The sadhus swear by it and the rest of us keep seeking it. Ultimate liberation, eternal bliss, Moksha.

Is it the end of the line or the beginning of it all? Is it about making an exit, dropping all attachments to the forms of this world or is it about entering a heightened state of awareness. And it all seems to start with a question, ‘who am I’?

 Some may call it an escape, but for some, it’s a state of mind.  And once you enter this path, they say there’s no coming back.

One could have attained Moksha after a life-long struggle. Or it could even have been an epiphany, something that dawned on you while looking at an Excel sheet, weighing profit and loss, sipping Frappuccino in an air-conditioned corner office. But all that matters is how one feels at peace with not having anything at all, how one finds joy in nothingness.

There are four places in India that are special in terms of liberation of the soul from the cycle of births and deaths. If one is born in Thiruvarur, one gets Moksha. If one worships in Chidambaram, one gets moksha. If one meditates at Thiruvannamalai, one gets moksha. If one dies in Varanasi, one gets moksha.

Mark Twain once said that Varanasi is older than history, older than tradition, older even than legend and looks twice as old as all of them put together. A 100 years later, as I stroll through the Ghats of Benares, and see the sights and hear the sounds I understand what he meant.

The concept of Moksha has always intrigued me.  It seemed to have everyone in its grip. And I was no exception. So it’s no surprise that I chose  Moksha as an inspiration for my next collection.

The sadhus I came across my travels were my muse and so were the ascetics who have renounced the world and subsist on alms collected in a begging bowl.

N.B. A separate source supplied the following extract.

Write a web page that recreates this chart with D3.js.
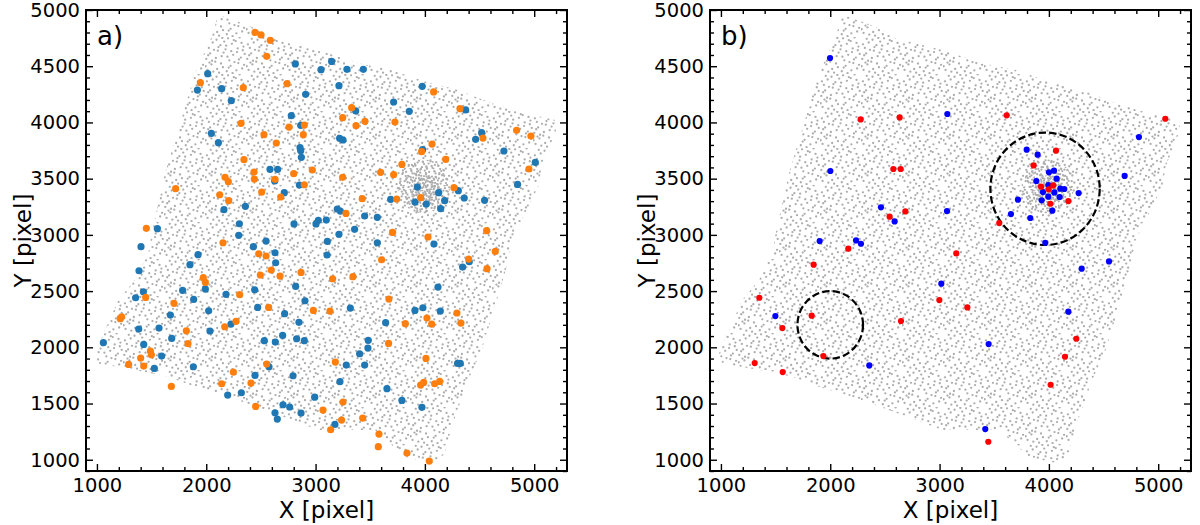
<!DOCTYPE html>
<html>
<head>
<meta charset="utf-8">
<script src="https://cdn.jsdelivr.net/npm/d3@7"></script>
<style>
  body { margin: 0; background: #fff; }
  svg text { font-family: "DejaVu Sans", sans-serif; fill: #000; }
</style>
</head>
<body>
<div id="chart"></div>
<script>
// ---- data ----
const xTicks = [1000, 2000, 3000, 4000, 5000];
const yTicks = [1000, 1500, 2000, 2500, 3000, 3500, 4000, 4500, 5000];

// outline of the detector field (grey background sources)
const footprint = [[2110,4960],[2416,4852],[2598,4748],[3025,4644],[3391,4526],[3696,4466],[4000,4363],[4306,4288],
  [4611,4170],[4915,4081],[5190,4022],[5200,3930],[5068,3607],[5037,3429],[4793,2954],[4748,2717],[4641,2361],
  [4519,1976],[4397,1709],[4245,1294],[4184,1057],[4092,968],[4001,982],[3818,1027],[3543,1264],[3025,1264],
  [2781,1353],[2537,1442],[2202,1560],[1897,1649],[1653,1738],[1348,1798],[1013,1857],[982,1946],[1074,2153],
  [1196,2420],[1348,2598],[1470,2835],[1501,3014],[1623,3547],[1714,3844],[1806,4140],[1897,4437],[2050,4763]];
// denser core of the grey field: [x, y, radius]
const cores = [[3990, 3430, 240], [3995, 3400, 130]];

const blueA = [[2815,4520],[3050,4469],[2013,4434],[1919,4288],[2141,4300],[2229,4194],[2909,4250],[2778,4060],
  [2864,3974],[2047,3903],[2111,3820],[2858,3776],[2864,3749],[2870,3690],[2583,3583],[2653,3583],[2626,3479],
  [2852,3443],[2714,3375],[2358,3254],[2162,3224],[2303,3099],[2803,3097],[3004,3097],[3025,3129],[3098,3132],
  [1553,3055],[2297,2996],[2547,2945],[3108,2942],
  [3147,4543],[3287,4472],[3437,4472],[3214,4327],[3976,4321],[3714,4182],[3857,4099],[3367,4102],[4373,4111],
  [4519,3909],[4464,3850],[4723,3746],[3220,3859],[3251,3844],[3979,3758],[5010,3645],[4848,3449],[3931,3426],
  [4126,3375],[4306,3393],[4360,3328],[3687,3316],[3909,3292],[4013,3274],[4181,3304],[4144,3233],[4546,3307],
  [3199,3230],[3226,3212],[3449,3168],[3565,3156],[3357,3049],[3214,3005],
  [1403,2895],[2431,2895],[1925,2824],[2629,2841],[3105,2821],[1851,2735],[2635,2752],[1385,2681],[1425,2494],
  [1354,2441],[1784,2506],[1992,2518],[2443,2512],[2818,2542],[2181,2471],[1885,2426],[2903,2414],[1672,2287],
  [2022,2325],[2470,2355],[2717,2299],[2848,2222],[2226,2207],[1382,2162],[1568,2171],[2034,2145],[1059,2041],
  [1428,2026],[1684,2079],[2699,2106],[2531,2059],[2632,2047],[2827,2076],[2897,2059],[1592,1922],[1525,1812],
  [1882,1827],[2574,1827],[2446,1750],[2794,1747],[2196,1575],[2321,1596],[2702,1489],[2763,1469],[2629,1418],
  [2650,1362],[2867,1415],[2992,1557],
  [3565,2930],[4083,2918],[4345,2714],[4406,2761],[4120,2536],[3318,2349],[3909,2328],[3982,2352],[4141,2322],
  [3641,2219],[3482,2062],[3479,1993],[3403,1943],[3281,1842],[3449,1842],[4299,1857],[4324,1857],[3223,1694],
  [3653,1632],[3790,1528],[3973,1466],[3177,1314]];

const orangeA = [[2446,4801],[2501,4778],[2586,4730],[2553,4588],[1946,4354],[2739,4345],[2339,4309],[2318,3992],
  [2757,3959],[2897,3977],[2888,3891],[2528,3891],[2641,3817],[2345,3669],[2437,3559],[2440,3497],[2629,3494],
  [2172,3512],[2202,3473],[2970,3577],[2800,3544],[2897,3446],[2507,3381],[2123,3357],[2205,3304],[2681,3337],
  [1720,3411],[1452,3058],[2153,2930],
  [4080,4271],[3330,4131],[4321,4122],[3248,4042],[3370,3971],[3452,4010],[3726,4004],[4839,3930],[4970,3879],
  [4531,3861],[4065,3808],[3970,3740],[4190,3672],[3790,3627],[3595,3556],[3714,3535],[3248,3512],[4952,3586],
  [4266,3420],[3427,3322],[3742,3319],[3961,3331],[3278,3191],[3705,3022],[4028,2981],[4565,3037],
  [2480,2832],[2547,2812],[2495,2643],[2595,2687],[2675,2634],[2867,2666],[1973,2619],[1992,2577],[1446,2444],
  [1705,2391],[2306,2468],[2571,2355],[2980,2328],[1214,2254],[1226,2272],[2272,2231],[2169,2183],[1818,2147],
  [1833,2032],[1489,1967],[1498,1934],[1400,1904],[1290,1848],[1428,1833],[2553,1851],[2248,1780],[2141,1676],
  [2409,1682],[1681,1652],[2452,1474],[3068,1442],
  [4644,2853],[4400,2785],[4568,2699],[3604,2779],[3156,2610],[3342,2628],[3132,2322],[3671,2429],[3821,2210],
  [4019,2260],[4062,2207],[4293,2305],[4330,2216],[3668,2035],[4010,1901],[3181,1869],[3961,1664],[3989,1688],
  [4089,1676],[4135,1697],[3251,1513],[3238,1353],[3431,1371],[3138,1267],[3580,1228],[3574,1116],[3836,1059],
  [4040,988]];

const blueB = [[1998,4573],[2001,3568],[2464,3245],[2589,3120],[3071,4075],[4824,3870],[3797,3758],[3897,3713],
  [4693,3524],[4001,3556],[4047,3571],[4071,3500],[3885,3479],[3995,3443],[3946,3381],[4050,3378],[4104,3411],
  [4141,3408],[3995,3340],[4098,3337],[3934,3307],[4272,3372],[3717,3313],[4031,3215],[3653,3185],[3830,3150],
  [3068,3212],[1903,2945],[2236,2951],[2281,2921],[1498,2278],[2357,1839],[3967,2930],[4550,2764],[4300,2699],
  [3016,2566],[4178,2317],[3449,2029],[3418,1273]];

const redB = [[2278,4027],[2635,4045],[2577,3586],[2644,3586],[2687,3209],[2543,3162],[3614,4063],[5065,4033],
  [4065,3749],[3860,3618],[3928,3429],[3998,3405],[4040,3440],[4013,3277],[4178,3301],[3546,3105],[2165,2877],
  [1848,2735],[1351,2441],[1830,2281],[1562,2171],[2647,2234],[1309,1860],[1565,1780],[1937,1922],[3153,2835],
  [2998,2420],[3254,2355],[4251,2076],[4147,1916],[4016,1667],[3446,1160]];

// dashed regions in panel b: [x, y, radius]
const regions = [[3965, 3410, 500], [2000, 2200, 300]];

// ---- layout ----
const W = 1200, H = 525;
const plotTop = 10, plotBottom = 471, panelW = 481;
const grey = "#adadad";

const svg = d3.select("#chart").append("svg")
  .attr("width", W)
  .attr("height", H);
const defs = svg.append("defs");

// grey field texture: tiles speckled with evenly scattered (Halton) dots
function halton(i, b) {
  let f = 1, r = 0;
  while (i > 0) { f /= b; r += f * (i % b); i = Math.floor(i / b); }
  return r;
}
const textures = [
  {id: "field", w: 41, h: 37, n: 56, start: 1},
  {id: "core1", w: 23, h: 21, n: 34, start: 7},
  {id: "core2", w: 17, h: 19, n: 30, start: 13}
];
textures.forEach(t => {
  const p = defs.append("pattern")
    .attr("id", t.id)
    .attr("patternUnits", "userSpaceOnUse")
    .attr("width", t.w)
    .attr("height", t.h);
  p.selectAll("circle")
    .data(d3.range(t.start, t.start + t.n))
    .enter().append("circle")
    .attr("cx", i => halton(i, 2) * t.w)
    .attr("cy", i => halton(i, 3) * t.h)
    .attr("r", 1.15)
    .attr("fill", grey);
});

function drawPanel(left, label, series, rad, dashed) {
  const x = d3.scaleLinear().domain([900, 5300]).range([left, left + panelW]);
  const y = d3.scaleLinear().domain([900, 5000]).range([plotBottom, plotTop]);
  const g = svg.append("g");

  // grey background sources
  const line = d3.line().x(d => x(d[0])).y(d => y(d[1])).curve(d3.curveLinearClosed);
  g.append("path").attr("d", line(footprint)).attr("fill", "url(#field)");
  cores.forEach((c, i) => {
    g.append("ellipse")
      .attr("cx", x(c[0])).attr("cy", y(c[1]))
      .attr("rx", x(c[0] + c[2]) - x(c[0]))
      .attr("ry", y(c[1]) - y(c[1] + c[2]))
      .attr("fill", `url(#core${i + 1})`);
  });

  if (dashed) {
    g.selectAll(".region").data(regions).enter()
      .append("ellipse")
      .attr("cx", d => x(d[0])).attr("cy", d => y(d[1]))
      .attr("rx", d => x(d[0] + d[2]) - x(d[0]))
      .attr("ry", d => y(d[1]) - y(d[1] + d[2]))
      .attr("fill", "none")
      .attr("stroke", "#000")
      .attr("stroke-width", 2.2)
      .attr("stroke-dasharray", "7.4,3.2");
  }

  series.forEach(s => {
    g.append("g").selectAll("circle")
      .data(s.data).enter()
      .append("circle")
      .attr("cx", d => x(d[0]))
      .attr("cy", d => y(d[1]))
      .attr("r", rad)
      .attr("fill", s.color);
  });

  // axes: ticks inward on all four sides
  const minorX = d3.range(1000, 5300, 200).filter(v => v % 1000 !== 0);
  const minorY = d3.range(900, 5001, 100).filter(v => v % 500 !== 0);
  const style = a => a.call(s => s.select(".domain").remove())
    .call(s => s.selectAll("line").attr("stroke-width", 1.4))
    .attr("font-size", 19.5)
    .attr("font-family", "DejaVu Sans");

  g.append("g").attr("transform", `translate(0,${plotBottom})`)
    .call(d3.axisBottom(x).tickValues(xTicks).tickSize(-7).tickPadding(7).tickFormat(d3.format("d"))).call(style);
  g.append("g").attr("transform", `translate(0,${plotBottom})`)
    .call(d3.axisBottom(x).tickValues(minorX).tickSize(-4).tickFormat("")).call(style);
  g.append("g").attr("transform", `translate(0,${plotTop})`)
    .call(d3.axisTop(x).tickValues(xTicks).tickSize(-7).tickFormat("")).call(style);
  g.append("g").attr("transform", `translate(0,${plotTop})`)
    .call(d3.axisTop(x).tickValues(minorX).tickSize(-4).tickFormat("")).call(style);
  g.append("g").attr("transform", `translate(${left},0)`)
    .call(d3.axisLeft(y).tickValues(yTicks).tickSize(-7).tickPadding(6).tickFormat(d3.format("d"))).call(style);
  g.append("g").attr("transform", `translate(${left},0)`)
    .call(d3.axisLeft(y).tickValues(minorY).tickSize(-4).tickFormat("")).call(style);
  g.append("g").attr("transform", `translate(${left + panelW},0)`)
    .call(d3.axisRight(y).tickValues(yTicks).tickSize(-7).tickFormat("")).call(style);
  g.append("g").attr("transform", `translate(${left + panelW},0)`)
    .call(d3.axisRight(y).tickValues(minorY).tickSize(-4).tickFormat("")).call(style);

  g.append("rect")
    .attr("x", left).attr("y", plotTop)
    .attr("width", panelW).attr("height", plotBottom - plotTop)
    .attr("fill", "none").attr("stroke", "#000").attr("stroke-width", 2);

  g.append("text")
    .attr("x", left + 11).attr("y", plotTop + 35)
    .attr("font-size", 26)
    .text(label);

  g.append("text")
    .attr("x", left + panelW / 2).attr("y", 518)
    .attr("text-anchor", "middle")
    .attr("font-size", 23)
    .text("X [pixel]");

  g.append("text")
    .attr("transform", `translate(${left - 55},${(plotTop + plotBottom) / 2}) rotate(-90)`)
    .attr("text-anchor", "middle")
    .attr("font-size", 23)
    .text("Y [pixel]");
}

drawPanel(86, "a)", [{data: blueA, color: "#1f77b4"}, {data: orangeA, color: "#ff7f0e"}], 3.6, false);
drawPanel(710, "b)", [{data: blueB, color: "#0000ff"}, {data: redB, color: "#ff0000"}], 3.1, true);
</script>
</body>
</html>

My journey into Moksha unfolds through metal Shiv Lingas, rudrakshas, beads and colourful threads. These elements come together to craft the story of Moksha, one that’s been written over and over again.

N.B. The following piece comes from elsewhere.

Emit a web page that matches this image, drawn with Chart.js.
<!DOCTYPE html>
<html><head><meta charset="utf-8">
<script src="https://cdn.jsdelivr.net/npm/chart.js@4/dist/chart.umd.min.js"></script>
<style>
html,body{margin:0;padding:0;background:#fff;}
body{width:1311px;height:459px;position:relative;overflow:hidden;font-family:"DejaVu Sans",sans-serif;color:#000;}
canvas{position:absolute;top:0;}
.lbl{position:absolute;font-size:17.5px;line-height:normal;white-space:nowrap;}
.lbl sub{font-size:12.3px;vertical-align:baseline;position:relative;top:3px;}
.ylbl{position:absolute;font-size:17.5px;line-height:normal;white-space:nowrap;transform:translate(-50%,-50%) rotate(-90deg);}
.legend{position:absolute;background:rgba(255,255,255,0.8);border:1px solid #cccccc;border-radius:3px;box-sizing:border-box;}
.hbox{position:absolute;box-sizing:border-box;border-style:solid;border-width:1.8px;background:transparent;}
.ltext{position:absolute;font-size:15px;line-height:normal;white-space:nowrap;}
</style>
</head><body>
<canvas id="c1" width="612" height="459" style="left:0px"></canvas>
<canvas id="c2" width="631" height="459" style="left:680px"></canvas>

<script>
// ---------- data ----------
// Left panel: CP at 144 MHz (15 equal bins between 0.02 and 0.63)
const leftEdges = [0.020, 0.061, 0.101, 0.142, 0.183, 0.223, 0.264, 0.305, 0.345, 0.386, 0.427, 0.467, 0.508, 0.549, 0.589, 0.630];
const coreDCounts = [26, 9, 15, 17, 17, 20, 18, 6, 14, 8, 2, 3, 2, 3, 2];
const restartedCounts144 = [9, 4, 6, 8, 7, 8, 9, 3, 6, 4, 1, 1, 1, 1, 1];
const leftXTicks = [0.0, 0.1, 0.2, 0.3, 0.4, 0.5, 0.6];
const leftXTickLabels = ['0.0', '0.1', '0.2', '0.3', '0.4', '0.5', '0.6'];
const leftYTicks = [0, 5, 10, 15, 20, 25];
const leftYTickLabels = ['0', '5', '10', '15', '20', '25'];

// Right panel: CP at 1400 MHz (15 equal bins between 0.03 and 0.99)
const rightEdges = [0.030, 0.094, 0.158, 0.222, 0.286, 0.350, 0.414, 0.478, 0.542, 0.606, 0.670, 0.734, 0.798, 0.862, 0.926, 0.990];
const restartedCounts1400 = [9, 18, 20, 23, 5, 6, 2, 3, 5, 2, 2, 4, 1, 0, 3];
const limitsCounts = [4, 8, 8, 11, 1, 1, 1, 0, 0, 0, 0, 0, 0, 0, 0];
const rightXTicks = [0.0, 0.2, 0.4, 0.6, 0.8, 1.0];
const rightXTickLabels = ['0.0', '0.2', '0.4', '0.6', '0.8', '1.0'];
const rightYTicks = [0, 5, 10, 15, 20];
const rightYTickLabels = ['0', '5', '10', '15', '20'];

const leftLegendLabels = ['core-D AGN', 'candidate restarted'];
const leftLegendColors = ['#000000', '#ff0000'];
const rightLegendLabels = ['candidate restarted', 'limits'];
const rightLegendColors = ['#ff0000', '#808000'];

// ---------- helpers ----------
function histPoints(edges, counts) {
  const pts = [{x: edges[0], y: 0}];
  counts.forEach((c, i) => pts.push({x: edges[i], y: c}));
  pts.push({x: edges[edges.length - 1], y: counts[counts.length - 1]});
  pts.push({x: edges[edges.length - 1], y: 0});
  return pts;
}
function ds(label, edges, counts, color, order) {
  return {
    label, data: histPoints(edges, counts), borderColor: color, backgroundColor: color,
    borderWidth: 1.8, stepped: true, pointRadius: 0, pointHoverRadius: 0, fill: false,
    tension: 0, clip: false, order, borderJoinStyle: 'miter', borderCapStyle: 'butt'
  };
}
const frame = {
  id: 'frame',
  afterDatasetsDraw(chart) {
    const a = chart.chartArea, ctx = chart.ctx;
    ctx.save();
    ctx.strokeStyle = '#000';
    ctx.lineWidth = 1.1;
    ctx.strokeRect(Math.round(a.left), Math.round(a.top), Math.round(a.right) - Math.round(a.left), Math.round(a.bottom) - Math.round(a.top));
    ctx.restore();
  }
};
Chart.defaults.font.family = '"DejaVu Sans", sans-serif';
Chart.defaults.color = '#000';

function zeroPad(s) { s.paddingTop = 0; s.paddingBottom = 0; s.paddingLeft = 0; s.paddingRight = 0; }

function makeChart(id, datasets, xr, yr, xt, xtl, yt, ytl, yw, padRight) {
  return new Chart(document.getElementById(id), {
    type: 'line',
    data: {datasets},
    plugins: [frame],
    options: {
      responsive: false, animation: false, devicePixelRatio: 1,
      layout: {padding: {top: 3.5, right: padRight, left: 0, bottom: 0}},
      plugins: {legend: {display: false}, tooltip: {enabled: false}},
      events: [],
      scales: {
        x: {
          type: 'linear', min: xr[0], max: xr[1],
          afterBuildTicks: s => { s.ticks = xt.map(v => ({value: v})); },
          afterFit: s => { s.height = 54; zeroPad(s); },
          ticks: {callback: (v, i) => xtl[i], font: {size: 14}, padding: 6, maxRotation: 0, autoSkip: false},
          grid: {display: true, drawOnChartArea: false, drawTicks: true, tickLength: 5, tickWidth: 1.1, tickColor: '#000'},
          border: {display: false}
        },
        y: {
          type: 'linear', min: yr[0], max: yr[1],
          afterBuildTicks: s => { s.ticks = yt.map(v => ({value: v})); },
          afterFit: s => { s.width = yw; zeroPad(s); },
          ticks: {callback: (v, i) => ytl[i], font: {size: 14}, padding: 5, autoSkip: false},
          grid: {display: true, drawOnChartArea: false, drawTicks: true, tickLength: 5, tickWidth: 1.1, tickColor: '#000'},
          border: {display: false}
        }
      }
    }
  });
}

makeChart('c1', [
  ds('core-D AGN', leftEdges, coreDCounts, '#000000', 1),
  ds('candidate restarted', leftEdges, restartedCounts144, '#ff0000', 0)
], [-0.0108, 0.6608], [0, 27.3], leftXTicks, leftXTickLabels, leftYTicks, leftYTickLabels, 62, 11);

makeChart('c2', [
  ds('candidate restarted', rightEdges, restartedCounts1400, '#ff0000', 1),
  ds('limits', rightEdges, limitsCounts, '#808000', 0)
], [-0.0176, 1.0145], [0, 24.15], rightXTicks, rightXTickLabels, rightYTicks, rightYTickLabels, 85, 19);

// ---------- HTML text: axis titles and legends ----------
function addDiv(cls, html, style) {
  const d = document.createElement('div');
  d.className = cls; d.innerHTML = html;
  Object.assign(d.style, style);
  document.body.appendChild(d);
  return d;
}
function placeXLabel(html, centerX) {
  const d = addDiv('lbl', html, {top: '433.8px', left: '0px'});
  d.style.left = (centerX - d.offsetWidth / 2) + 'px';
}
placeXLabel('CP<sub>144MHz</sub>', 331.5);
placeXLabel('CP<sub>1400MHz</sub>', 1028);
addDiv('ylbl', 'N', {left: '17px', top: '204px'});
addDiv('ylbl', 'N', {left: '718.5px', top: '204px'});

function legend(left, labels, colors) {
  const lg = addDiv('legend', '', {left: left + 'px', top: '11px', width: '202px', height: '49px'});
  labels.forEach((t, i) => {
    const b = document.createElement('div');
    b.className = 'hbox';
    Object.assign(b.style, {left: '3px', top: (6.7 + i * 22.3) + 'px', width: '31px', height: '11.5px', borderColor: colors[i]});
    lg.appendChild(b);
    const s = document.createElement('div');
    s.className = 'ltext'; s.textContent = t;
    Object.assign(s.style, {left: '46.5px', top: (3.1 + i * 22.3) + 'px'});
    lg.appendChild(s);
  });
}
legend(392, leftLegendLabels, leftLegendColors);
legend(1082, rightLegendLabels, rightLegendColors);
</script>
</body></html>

Moksha to me is not only renunciation. Because, Moksha, in its strict sense, is the abandonment of sensorial delights while my Moksha is quite the opposite. It embraces the pleasures of the senses.  While the idea of Moksha is the liberation of the soul, my Moksha captures the soul in every design.

With every piece, I have tried to bring alive what’s within me, the superconsciousness, if I were to speak in the spiritual tongue.  Rather than delving deep into Moksha and its significance, I have tried to interpret Moksha through every knot, bead and twirled metal.

Every piece from Moksha is created with a certain devotion. Every minute detail has been taken care of, be it the cotton cords or the colours used that bring a sense of Vermillion, sandalwood paste and sacred ash. Through the weaving in of these spiritual elements, every piece is  transformed into a meditation in itself, for I’m a devotee, but of art and beauty. Be it a necklace or the wristband, the creation of it was like a conversation with the supreme and a soul-stirring one at that.

And this was enlightenment to me, sans the rivers, rituals and rites. Hope it evokes the same in you.